Why could modal hammer double impacts have a negative influence on modal analysis results?


With modal hammer double impacts, the second pulse affects the periodicity of the mechanical excitation. The excitation is not a clear transient pulse after the second impact and therefore the spectrum of the force pulse is not smooth. The second impact and its delay, with respect to the original hit, cause some frequencies to be excited differently from the others. Please refer to Figure 1 below, which shows the difference in the spectral representations between single and double hits.

Figure 1

As the right lower graph shows, excitation magnitude differences could reach 30dB at some frequencies, resulting in an amplitude of excitation 31 times lower than at the adjacent frequencies. [1]

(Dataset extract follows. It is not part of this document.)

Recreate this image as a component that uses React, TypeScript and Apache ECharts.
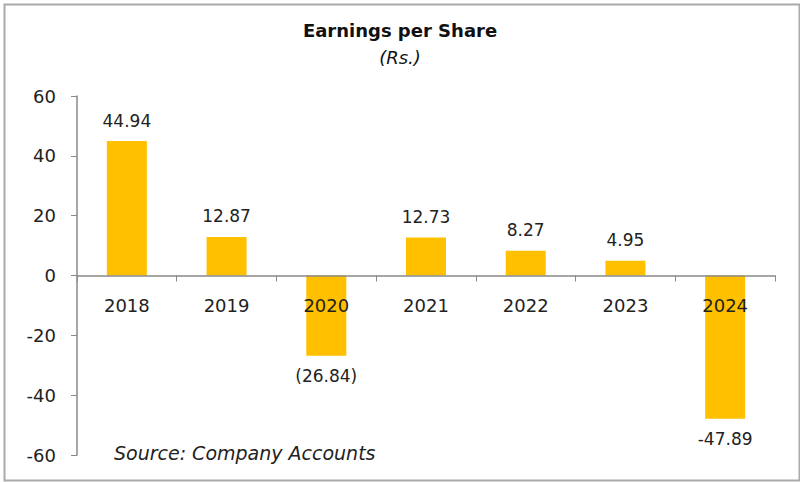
import React, { useEffect, useRef } from "react";
import * as echarts from "echarts";

const categories = ["2018", "2019", "2020", "2021", "2022", "2023", "2024"];
const eps = [44.94, 12.87, -26.84, 12.73, 8.27, 4.95, -47.89];
const labelTexts = ["44.94", "12.87", "(26.84)", "12.73", "8.27", "4.95", "-47.89"];

export default function App() {
  const ref = useRef<HTMLDivElement>(null);
  useEffect(() => {
    document.body.style.margin = "0";
    const chart = echarts.init(ref.current!, null, { renderer: "svg" });
    const font = "DejaVu Sans, sans-serif";
    const gridTop = 96;
    const gridBottom = 27;
    const plotH = 482 - gridTop - gridBottom;
    chart.setOption({
      animation: false,
      backgroundColor: "#ffffff",
      textStyle: { fontFamily: font },
      title: {
        text: "Earnings per Share",
        subtext: "(Rs.)",
        left: "center",
        top: 16,
        itemGap: 9,
        textStyle: { fontFamily: font, fontSize: 18, fontWeight: "bold", color: "#111" },
        subtextStyle: { fontFamily: font, fontSize: 18, fontStyle: "italic", color: "#111" },
      },
      grid: { left: 77, right: 25, top: gridTop, bottom: gridBottom },
      xAxis: {
        type: "category",
        data: categories,
        position: "bottom",
        offset: -plotH / 2,
        z: 10,
        axisLine: { onZero: false, lineStyle: { color: "#888", width: 1.5 } },
        axisTick: { show: true, alignWithLabel: false, length: 6, lineStyle: { color: "#888" } },
        axisLabel: { fontSize: 18, color: "#222", margin: 21, fontFamily: font },
      },
      yAxis: {
        type: "value",
        min: -60,
        max: 60,
        interval: 20,
        axisLine: { show: true, lineStyle: { color: "#888", width: 1.5 } },
        axisTick: { show: true, length: 6, lineStyle: { color: "#888" } },
        splitLine: { show: false },
        axisLabel: { fontSize: 18, color: "#222", margin: 21, fontFamily: font },
      },
      series: [
        {
          type: "bar",
          data: eps,
          barWidth: 40,
          z: 2,
          itemStyle: { color: "#FFC000" },
          label: {
            show: true,
            position: "outside",
            fontSize: 17,
            color: "#222",
            distance: 12,
            fontFamily: font,
            formatter: (p: any) => labelTexts[p.dataIndex],
          },
        },
      ],
      graphic: [
        {
          type: "rect",
          left: 2,
          top: 2,
          shape: { width: 795, height: 476 },
          style: { fill: "none", stroke: "#aaa", lineWidth: 2 },
          silent: true,
        },
        {
          type: "text",
          left: 114,
          top: 443,
          style: {
            text: "Source: Company Accounts",
            font: `italic 19px ${font}`,
            fill: "#222",
          },
        },
      ],
    });
    return () => chart.dispose();
  }, []);
  return <div ref={ref} style={{ width: 800, height: 482 }} />;
}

The delay between the first and second hit determines which frequencies are excited less than others. As a result of insufficient excitation at some frequencies, not all vibration modes may be excited or signal-to-noise-ratio related problems may occur. Additionally, the delay between the pulses is a difficult parameter to control; the spectrum of excited vibrations may vary from one modal test to another. Because of this, the final result, which averages several tests, may not correctly represent a specimen's properties.

Figure 2

Application of a force window could hide the presence of the second hit for purposes of signal analysis, but this would only serve to mask its true influence on the dynamic output signal of the specimen. [2]

Figure 3

Demonstrating the differences between results (obtained transfer functions) of single and double impact tests. The "bumpy" shape indicates a modal hammer double impact.

1. Eberhard Sengpiel's online calculator;
2. Dave Brown, Structural Dynamics Research Lab, University of Cincinnati, "Weaknesses of Impact Testing"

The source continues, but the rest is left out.